While we jest about The Matrix, we know that today’s machines aren’t the Hal 9000 that Kubrick created in 2001: A Space Odyssey.  Robotics and automation remain subordinate - to the people like us, who program them.

Let’s take one of HR’s most significant tasks as an example: recruitment. It’s forecasted that scanning resumes will become automated. But the programming of automated services that do this task will still need to be written, coded and put in place - by us.  Determining the right skill set, experiences, education of the potential recruit, and writing the algorithms to calculate their potential, will remain a human element.  

Where the technology will be transformative, however, is in its potential to transform our discussions.
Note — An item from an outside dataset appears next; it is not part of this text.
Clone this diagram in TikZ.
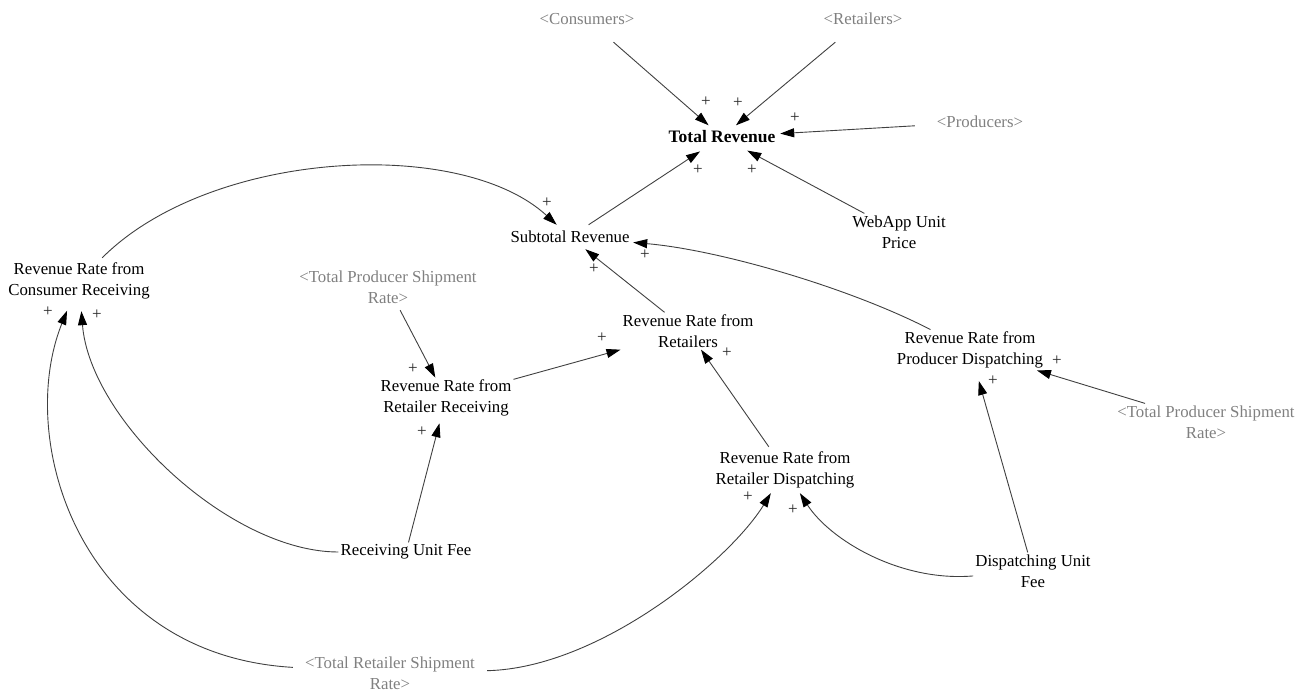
\documentclass[tikz,border=0pt]{standalone}
\usepackage{fontspec}
\setmainfont{Liberation Serif}
\usetikzlibrary{arrows.meta}
\begin{document}
\begin{tikzpicture}[x=1pt,y=-1pt,
  var/.style={font=\fontsize{16.8}{21}\selectfont, align=center, inner sep=2pt, text=black},
  shad/.style={var, text=black!50},
  lnk/.style={draw=black!75, line width=0.9pt, -{Triangle[length=14pt,width=9pt,color=black]}},
  pol/.style={font=\fontsize{17}{17}\selectfont, inner sep=0pt, text=black!85}]
\useasboundingbox (0,0) rectangle (1315,695);
% variables
\node[shad, minimum height=46pt] (cons) at (587,19) {<Consumers>};
\node[shad, minimum height=46pt] (reta) at (863,19) {<Retailers>};
\node[shad, minimum width=130pt] (prod) at (980,122) {<Producers>};
\node[var, minimum width=116pt, minimum height=23pt] (trev) at (722,137) {\fontsize{17.5}{21}\selectfont\bfseries Total Revenue};
\node[var] (web) at (899,232) {WebApp Unit\\Price};
\node[var, minimum width=126pt, minimum height=24pt] (sub) at (570,237) {Subtotal Revenue};
\node[var, minimum height=46pt] (rrcr) at (79,281) {Revenue Rate from\\Consumer Receiving};
\node[shad, minimum height=46pt] (tpsr1) at (388,287) {<Total Producer Shipment\\Rate>};
\node[var, minimum width=136pt] (rrr) at (688,331) {Revenue Rate from\\Retailers};
\node[var] (rrpd) at (970,350) {Revenue Rate from\\Producer Dispatching};
\node[var] (rrrr) at (446,398) {Revenue Rate from\\Retailer Receiving};
\node[shad] (tpsr2) at (1206,422) {<Total Producer Shipment\\Rate>};
\node[var, minimum height=46pt] (rrrd) at (785,470) {Revenue Rate from\\Retailer Dispatching};
\node[var] (ruf) at (406,552) {Receiving Unit Fee};
\node[var] (duf) at (1033,571) {Dispatching Unit\\Fee};
\node[shad, minimum width=194pt] (trsr) at (390,673) {<Total Retailer Shipment\\Rate>};
% links
\draw[lnk] (cons) -- (trev);
\draw[lnk] (reta) -- (trev);
\draw[lnk] (prod) -- (trev);
\draw[lnk, shorten >=5pt] (sub) -- (trev);
\draw[lnk, shorten >=4pt] (web) -- (trev);
\draw[lnk] (rrcr) .. controls (210,150) and (460,136) .. (sub);
\draw[lnk] (rrr) -- (sub);
\draw[lnk] (rrpd) .. controls (850,288) and (720,250) .. (sub);
\draw[lnk] (tpsr1) -- (rrrr);
\draw[lnk] (rrrr) -- (rrr);
\draw[lnk, shorten >=5pt] (ruf) -- (rrrr);
\draw[lnk, shorten >=7pt] (ruf) .. controls (230,552) and (90,420) .. (rrcr);
\draw[lnk, shorten >=7pt] (trsr) .. controls (80,655) and (15,440) .. (rrcr);
\draw[lnk] (trsr) .. controls (600,668) and (730,560) .. (rrrd);
\draw[lnk] (rrrd) -- (rrr);
\draw[lnk] (duf) .. controls (900,582) and (830,540) .. (rrrd);
\draw[lnk, shorten >=11pt] (duf) -- (rrpd);
\draw[lnk] (tpsr2) -- (rrpd);
% polarities
\node[pol] (p1) at (706,102) {+};
\node[pol] (p2) at (738,103) {+};
\node[pol] (p3) at (795,118) {+};
\node[pol] (p4) at (698,170) {+};
\node[pol] (p5) at (752,170) {+};
\node[pol] (p6) at (547,203) {+};
\node[pol] (p7) at (594,269) {+};
\node[pol] (p8) at (645,255) {+};
\node[pol] (p9) at (413,369) {+};
\node[pol] (p10) at (602,338) {+};
\node[pol] (p11) at (422,432) {+};
\node[pol] (p12) at (97,315) {+};
\node[pol] (p13) at (48,312) {+};
\node[pol] (p14) at (748,497) {+};
\node[pol] (p15) at (727,353) {+};
\node[pol] (p16) at (793,510) {+};
\node[pol] (p17) at (993,381) {+};
\node[pol] (p18) at (1057,361) {+};
\end{tikzpicture}
\end{document}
Rather than sifting through the overwhelming load of administrative tasks involved in recruitment, we will outsource this to automation and spend our human time instead conducting meaningful discussions about the true attributes required for the job.  Time and resources can then be invested into creative recruitment and recruiting on merit - considering candidates who may have otherwise been dismissed because of bias or stereotypes.

As a result the collective, not the machine, will have the capacity to better direct our human resources, making the right choices thoughtfully, carefully and thoroughly.


Royal astronomer Sir Martin Rees believes that we’re rapidly heading toward a ‘post-human future’, and that ‘the period of time occupied by organic intelligence is just a thin sliver between early life and the long era of the machines.’

Perhaps a slightly more balanced and less extreme view is provided by the McKinsey & Company report , which says ‘While automation will eliminate very few occupations entirely, it will affect portions of almost all jobs to a greater or lesser degree, depending on the type of work they entail.’

What we know for sure is that Artificial Intelligence is on its way, in every industry.  It is part of our future economic growth and the development of every business, big and small.  Now is the time to begin our thinking and strategy transformation, considering how innovation may help your business, but most importantly how will it change the way you do business.   From the people you employ, to the jobs that they do!